The French designer began his career when he designed an inflatable house as an homage to Vietnamese engineer and fellow designer Quasar Khanh, an enduring icon of the renegade spirit of the ’60s. Starck then rose to prominence by reinventing everyday objects such as toothbrushes, lemon squeezers, chairs, and even a toilet brush—all of which are considered bold objets d’art.
Bent on employing design to solve human and environmental needs, the renowned French designer also began a movement he called “Democratic Design.” This concept is best embodied in M Social Singapore, a lifestyle hotel opening its doors this June.
An interplay of metal frames, glass windows, mirrors, and wood furnishing is present in what is called The Nicer Room and The Bigger Room, making apparent Starck’s eternal fondness for contemporary design.

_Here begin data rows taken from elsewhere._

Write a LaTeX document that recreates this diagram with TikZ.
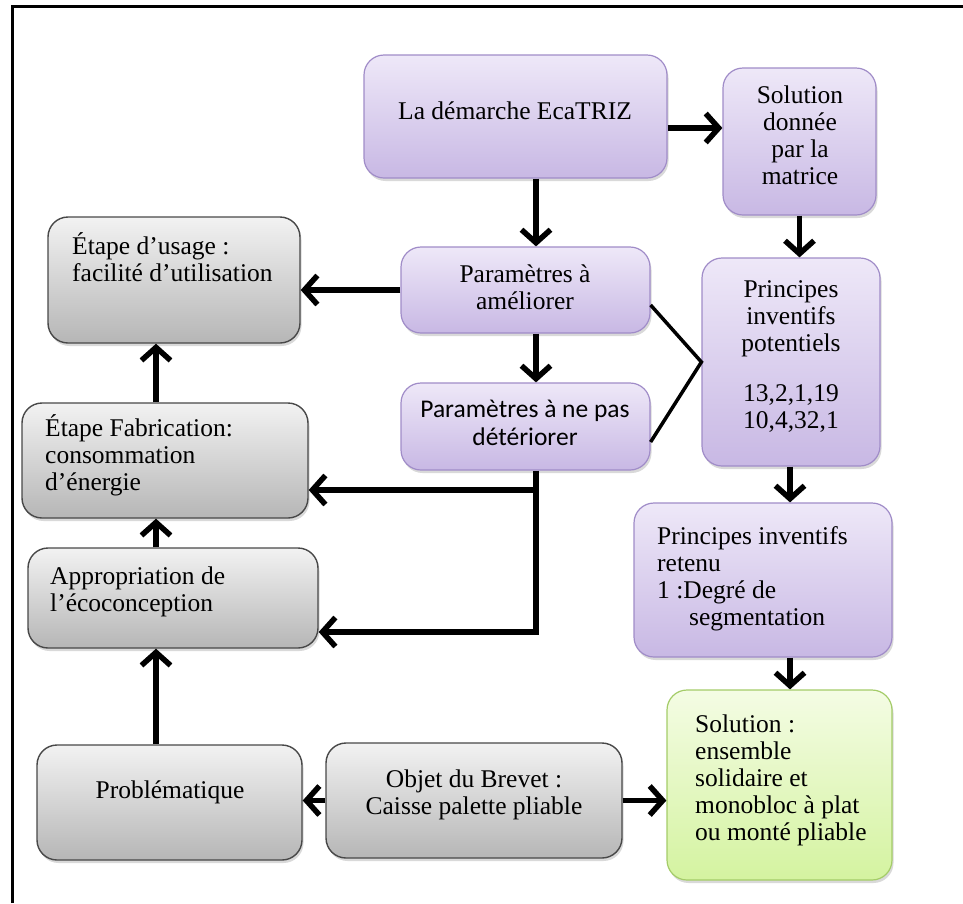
\documentclass[tikz,border=0pt]{standalone}
\usepackage{fontspec}
\setmainfont{Liberation Serif}
\newfontfamily\calibri{Carlito}
\usetikzlibrary{arrows.meta,shadows,calc}

\definecolor{mauveTop}{RGB}{238,232,248}
\definecolor{mauveBot}{RGB}{200,184,228}
\definecolor{mauveLine}{RGB}{160,140,200}
\definecolor{greyTop}{RGB}{242,242,242}
\definecolor{greyBot}{RGB}{182,182,182}
\definecolor{greyLine}{RGB}{72,72,72}
\definecolor{greenTop}{RGB}{244,252,228}
\definecolor{greenBot}{RGB}{212,243,160}
\definecolor{greenLine}{RGB}{164,204,104}

\tikzset{
  box/.style={rounded corners=20pt, inner sep=0pt,
    drop shadow={shadow xshift=1.5pt, shadow yshift=-3pt, opacity=0.3}},
  mauvebox/.style={box, draw=mauveLine, line width=1.2pt, top color=mauveTop, bottom color=mauveBot},
  greybox/.style={box, draw=greyLine, line width=1.4pt, top color=greyTop, bottom color=greyBot},
  greenbox/.style={box, draw=greenLine, line width=1.2pt, top color=greenTop, bottom color=greenBot},
  txt/.style={inner sep=0pt, align=center},
  txtl/.style={inner sep=0pt, align=left, anchor=west},
  arr/.style={line width=5.5pt, -{Straight Barb[length=13pt, width=29pt]}},
  link/.style={line width=3.5pt},
}

\begin{document}
\begin{tikzpicture}[x=1pt, y=-1pt, font=\fontsize{25.5}{27}\selectfont]
\useasboundingbox (0,0) rectangle (963,903);

% --- frame ---
\draw[line width=3pt] (12,903) -- (12,6) -- (963,6);

% --- EcaTRIZ chain (mauve) ---
\node[mauvebox, minimum width=303pt, minimum height=123pt] (ecatriz) at (515.5,116.5) {};
\node[txt] (ecatrizTxt) at (515,111) {La démarche EcaTRIZ};

\node[mauvebox, minimum width=153pt, minimum height=147pt] (matrice) at (799.5,141.5) {};
\node[txt] (matriceTxt) at (800,135) {Solution\\donnée\\par la\\matrice};

\node[mauvebox, minimum width=249pt, minimum height=86pt] (ameliorer) at (525.5,290) {};
\node[txt] (ameliorerTxt) at (525,287) {Paramètres à\\améliorer};

\node[mauvebox, minimum width=249pt, minimum height=87pt] (nepas) at (525.5,426.5) {};
\node[txt, font=\calibri\fontsize{25.5}{28}\selectfont] (nepasTxt) at (525,423) {Paramètres à ne pas\\détériorer};

\node[mauvebox, minimum width=178pt, minimum height=208pt] (potentiels) at (791,362) {};
\node[txt] (potentielsTxt) at (791,357) {Principes\\inventifs\\potentiels\\[23pt]13,2,1,19\\10,4,32,1};

\node[mauvebox, minimum width=258pt, minimum height=154pt] (retenu) at (763,580) {};
\node[txtl] (retenuTxt) at (657,579) {Principes inventifs\\retenu\\1 :Degré de\\\hspace*{32pt}segmentation};

\node[greenbox, minimum width=225pt, minimum height=190pt] (solution) at (779.5,785) {};
\node[txtl] (solutionTxt) at (695,780) {Solution :\\ensemble\\solidaire et\\monobloc à plat\\ou monté pliable};

% --- life cycle side (grey) ---
\node[greybox, minimum width=252pt, minimum height=126pt] (usage) at (174,280) {};
\node[txtl] (usageTxt) at (72,257) {Étape d’usage :\\facilité d’utilisation};

\node[greybox, minimum width=286pt, minimum height=115pt] (fabrication) at (165,460.5) {};
\node[txtl] (fabricationTxt) at (45,455) {Étape Fabrication:\\consommation\\d’énergie};

\node[greybox, minimum width=290pt, minimum height=100pt] (appropriation) at (173,598) {};
\node[txtl] (appropriationTxt) at (50,592) {Appropriation de\\l’écoconception};

\node[greybox, minimum width=265pt, minimum height=115pt] (problematique) at (169.5,802.5) {};
\node[txt] (problematiqueTxt) at (170,792) {Problématique};

\node[greybox, minimum width=296pt, minimum height=115pt] (objet) at (474,800.5) {};
\node[txt] (objetTxt) at (474,795) {Objet du Brevet :\\Caisse palette pliable};

% --- connectors ---
\coordinate (spine) at (536,0);
\coordinate (leftcol) at (156,0);
\coordinate (rightcol) at (790,0);
\coordinate (toprow) at (0,128);
\coordinate (fabrow) at (0,490);
\coordinate (approw) at (0,632);

\draw[arr] (ecatriz.south -| spine) -- (ameliorer.north -| spine);
\draw[arr] (ameliorer.south -| spine) -- (nepas.north -| spine);
\draw[arr] (ecatriz.east |- toprow) -- (matrice.west |- toprow);
\draw[arr] (matrice.south) -- (matrice.south |- potentiels.north);
\draw[arr] (potentiels.south -| rightcol) -- (retenu.north -| rightcol);
\draw[arr] (retenu.south -| rightcol) -- (solution.north -| rightcol);
\draw[arr] (ameliorer.west) -- (ameliorer.west -| usage.east);

\draw[arr] (nepas.south -| spine) |- (appropriation.east |- approw);
\draw[arr] (spine |- fabrow) -- (fabrication.east |- fabrow);

\draw[arr] (fabrication.north -| leftcol) -- (usage.south -| leftcol);
\draw[arr] (appropriation.north -| leftcol) -- (fabrication.south -| leftcol);
\draw[arr] (problematique.north -| leftcol) -- (appropriation.south -| leftcol);

\draw[arr] (objet.west) -- (objet.west -| problematique.east);
\draw[arr] (objet.east) -- (objet.east -| solution.west);

% parameters feed the inventive principles
\draw[link] ($(ameliorer.east)+(0,15)$) -- (potentiels.west) -- ($(nepas.east)+(0,15.5)$);

\end{tikzpicture}
\end{document}
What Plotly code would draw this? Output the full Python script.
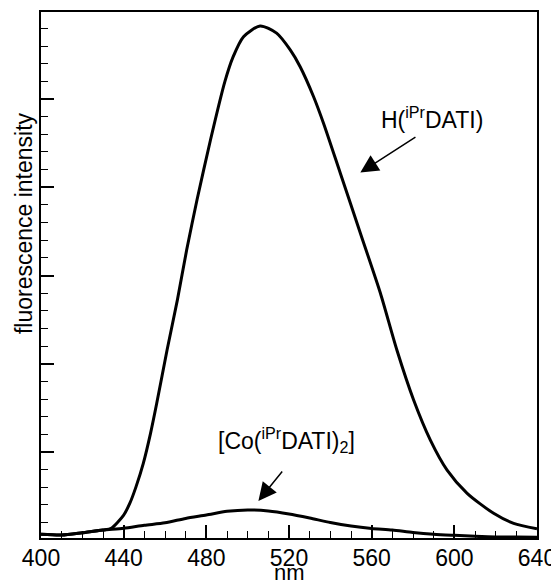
import plotly.graph_objects as go

# Wavelength (nm) and intensity (arbitrary units; 1 unit = one minor y tick)
h_nm = [400, 410, 420, 430, 434, 440, 443, 446, 449.5, 453, 456, 461, 466, 470.5, 475.5,
        482, 489, 493, 498, 506, 514, 520.6, 525.4, 531.9, 536.7, 544.8, 554.5, 564.2,
        572.2, 580.3, 588.4, 596.5, 606.2, 619, 628.7, 640]
h_int = [0.34, 0.30, 0.43, 0.58, 0.68, 1.43, 2.10, 3.04, 4.36, 6.06, 7.76, 10.78, 13.62, 16.46,
         19.29, 22.68, 26.0, 27.4, 28.53, 29.14, 28.73, 27.78, 26.83, 25.13, 23.63, 20.81,
         17.41, 14.01, 10.78, 7.95, 5.68, 3.98, 2.66, 1.53, 0.96, 0.65]

co_nm = [400, 410, 420, 430, 440, 450, 460, 470, 480, 490, 500, 510, 520, 530, 540, 550,
         560, 570, 580, 590, 600, 610, 620, 630, 640]
co_int = [0.34, 0.30, 0.43, 0.58, 0.68, 0.85, 0.99, 1.24, 1.43, 1.64, 1.72, 1.66, 1.49, 1.26,
          1.01, 0.81, 0.67, 0.58, 0.44, 0.34, 0.28, 0.23, 0.19, 0.18, 0.17]

x_ticks = [400, 440, 480, 520, 560, 600, 640]

FONT = "Liberation Sans, Arial, Helvetica, sans-serif"

fig = go.Figure()
fig.add_trace(go.Scatter(x=h_nm, y=h_int, mode="lines",
                         line=dict(color="black", width=3, shape="spline", smoothing=0.7), showlegend=False))
fig.add_trace(go.Scatter(x=co_nm, y=co_int, mode="lines",
                         line=dict(color="black", width=3, shape="spline", smoothing=0.7), showlegend=False))

fig.update_xaxes(range=[400, 640], tickvals=x_ticks, ticktext=[str(v) for v in x_ticks], automargin=False,
                 ticks="inside", ticklen=13, tickwidth=1.5, tickcolor="black", ticklabelstandoff=-2,
                 minor=dict(ticks="inside", ticklen=7, dtick=10, tick0=400, tickwidth=1.2, tickcolor="black"),
                 showline=True, linecolor="black", linewidth=2, mirror=True, showgrid=False, zeroline=False,
                 tickfont=dict(family=FONT, size=23, color="black"))
fig.update_yaxes(range=[0.13, 29.93], dtick=5, tick0=0, showticklabels=False, automargin=False,
                 ticks="inside", ticklen=13, tickwidth=1.5, tickcolor="black",
                 minor=dict(ticks="inside", ticklen=7, dtick=1, tick0=0, tickwidth=1.2, tickcolor="black"),
                 showline=True, linecolor="black", linewidth=2, mirror=True, showgrid=False, zeroline=False)

ann = [
    dict(text="fluorescence intensity", xref="paper", yref="paper", x=-0.033, y=0.598, textangle=-90,
         showarrow=False, font=dict(family=FONT, size=23, color="black"), xanchor="center", yanchor="middle"),
    dict(text="nm", xref="paper", yref="paper", x=0.5, y=-0.093, showarrow=False,
         font=dict(family=FONT, size=22, color="black"), xanchor="center", yanchor="bottom"),
    dict(text="H(<sup>iPr</sup>DATI)", x=589.2, y=23.9, xref="x", yref="y", showarrow=False,
         font=dict(family=FONT, size=23, color="black")),
    dict(text="[Co(<sup>iPr</sup>DATI)<sub>2</sub>]", x=518.9, y=5.7, xref="x", yref="y", showarrow=False,
         font=dict(family=FONT, size=23, color="black")),
    dict(text="", x=554.5, y=20.83, ax=581.9, ay=22.9, xref="x", yref="y", axref="x", ayref="y",
         showarrow=True, arrowhead=2, arrowsize=2.4, arrowwidth=1.5, arrowcolor="black"),
    dict(text="", x=505.2, y=2.23, ax=517.3, ay=3.98, xref="x", yref="y", axref="x", ayref="y",
         showarrow=True, arrowhead=2, arrowsize=2.4, arrowwidth=1.5, arrowcolor="black"),
]
# The page body adds an 8 px margin, so the figure is 8 px smaller than the window each way.
fig.update_layout(width=551, height=579, margin=dict(l=33, r=22, t=4, b=49),
                  plot_bgcolor="white", paper_bgcolor="white", annotations=ann)

fig.write_html("out.html")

The warm color tones, pashmina throws, and thick carpets embody his idea of “snuggish” interiors, and a self-check-in kiosk at the lobby, the first in Singapore, allows travelers to check- in with ease. This is the purest and truest form of design for Philippe Starck: it doesn’t solely revolve around structure and technique, but rather, takes into consideration the people who will soon populate the space.
Starck is as much an inventor as he is a designer. He believes that everything participates in perpetual mutation, transforming into something even more fascinating and exciting than its current form. Starck likens design to a theater: the space is the stage and the visitors are performers. Man can shape his own story, they say, and Starck creates a realm where those moments will soon take place.